Forgetting the concept of postconditions
Ideally, the concept of postconditions (i.e. invariants) is notariously difficult to program : this is where many postconditions are not written. It is much easier to think about any algorithm using only preconditions.
Preconditions are natively implemented by rendez-vous (used as a synchronization mechanism for parallel execution and multithreading). rendez-vous imply a mutex but only between a few participant objects specified in preconditions.
Ideally any pure functional language should be entirely based on preconditions. Preconditions for example all what is needed to support strong type-safety (type is provided by the resulting condition tested when the rendez-vous is met by all participants, so that type inference becomes possible to split an execution path later, because the rendez-vous has generated an fully updated execution context). Type inference can also be extremely efficient because decisions made on the content of the execution context is also delayed up to the point where a precondition for one of the possible execution paths.

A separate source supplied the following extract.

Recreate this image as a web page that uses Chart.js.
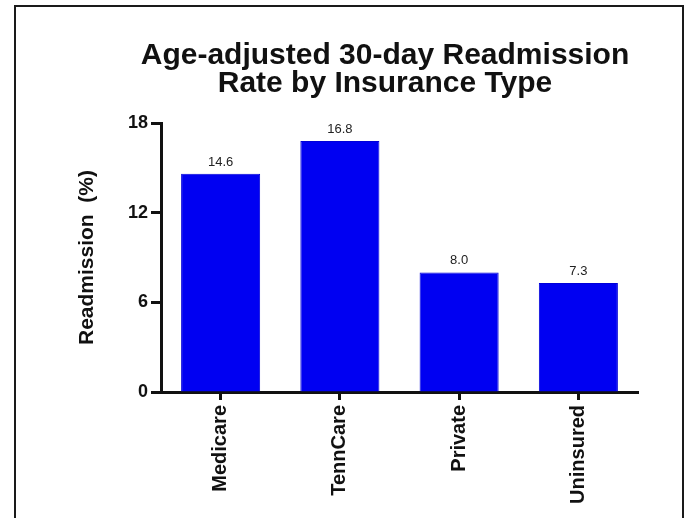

Multiple execution paths are also possible from a starting point: this will generate parallel executions, and automatic multithreading, and possibly transparent deployment across remote execution systems available in a computing grid (including collaborations between clients and servers for who will actually run the code -- this means lots of possibilities offered for scalability).
Let's drop compltely postconditions (or invariants which are equivalent), they are not needed. We just need preconditions. The first pure functional language that will be entirely based on preconditions (and only them) will win. It is the dream of mathematicians, theoricians, algorithmists, and the dream (later) of Software Quality Assurance teams. It will also make reuse of code much more versatile.